Несовершенство в измерении часов — лишь один из многих симптомов глубокого равнодушия к времени. Кажется, уж что проще и нужней, чем точно отмечать столь важные, хотя бы для правовых притязаний, даты рождений в королевских семьях; однако в 1284 г. пришлось провести целое изыскание, чтобы с грехом пополам определить возраст одной из богатейших наследниц Капетингского королевства, юной графини Шампанской. В X и XI вв. в бесчисленных грамотах и записях, единственный смысл которых был в сохранении памяти о событии, нет никаких хронологических данных. Но, может быть, в виде исключения есть документы с датами? Увы, нотариусу, применявшему одновременно несколько систем отсчета, часто не удавалось свести их воедино. Более того, туман окутывал не только протяженность во времени, но и вообще сферу чисел. Нелепые цифры хронистов — не только литературное преувеличение; они говорят о полном отсутствии понятия статистического правдоподобия. Хотя Вильгельм Завоеватель учредил в Англии, вероятно, не более пяти тысяч рыцарских феодов, историки последующих веков, даже кое-какие администраторы, которым было вовсе нетрудно навести справки, приписывали ему создание от 32 до 60 тыс. военных держаний. В ту эпоху, особенно с конца XI в., были свои математики, храбро нащупывавшие дорогу вслед за греками и арабами; архитекторы и скульпторы умели применять несложную геометрию. Но среди счетов, дошедших до нас — и так вплоть до конца средних веков, — нет ни одного, где бы не было поразительных ошибок. Неудобства латинских цифр, впрочем, остроумно устранявшиеся с помощью абака 4 , не могут целиком объяснить эти ошибки. Суть в том, что вкус к точности с его вернейшей опорой, уважением к числу, был глубоко чужд людям того времени, даже высокопоставленным.
2. Средства выражения
С одной стороны, язык культуры, почти исключительно латинский, с другой, все разнообразие обиходных говоров — таков своеобразный дуализм, под знаком которого проходила почти вся феодальная эпоха. Он был характерен для цивилизации западной в собственном смысле слова и сильно способствовал ее отличию от соседних цивилизаций: от кельтского и скандинавского миров, располагавших богатой поэтической и дидактической литературами на национальных языках; от греческого Востока; от культуры ислама, по крайней мере в зонах, по-настоящему арабизированных.

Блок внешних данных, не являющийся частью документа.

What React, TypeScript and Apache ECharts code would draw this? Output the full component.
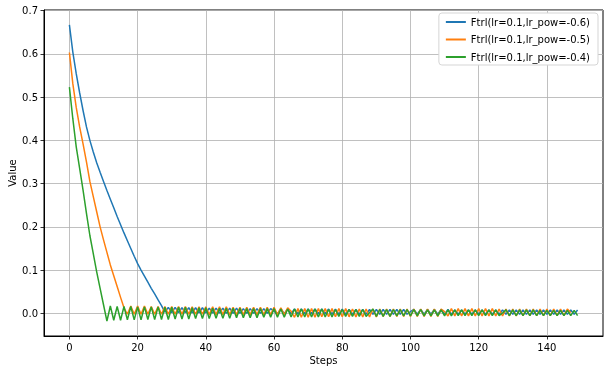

На до отметить, что даже на Западе одно общество долго составляло исключение — общество англосаксонской Британии. На латыни там, конечно, писали, и превосходно. Но писали не только на латыни. Староанглийский язык был рано возведен в достоинство языка литературного и юридического. Король Альфред требовал, чтобы его изучали в школах, и лишь потом самые способные переходили к латинскому. Поэты сочиняли на нем песни, которые не только пелись, но и записывались. На нем короли издавали законы, в канцеляриях составляли акты для королей и вельмож, даже монахи употребляли его в своих хрониках. То был поистине единственный для того времени пример цивилизации, сумевшей сохранить контакт со средствами выражения народной массы. Нормандское завоевание пресекло это развитие 5 . Начиная с письма, направленного Вильгельмом жителям Лондона сразу же после битвы при Гастингсе 6 , и до нескольких указов конца XII в. уже все королевские акты составляются на латыни. Англосаксонские хроники, за одним исключением, умолкают с середины XI в. Что же до произведений, которые можно с натяжкой назвать литературными, они появляются вновь лишь незадолго до 1200 г., причем вначале только в виде небольших назидательных трактатов.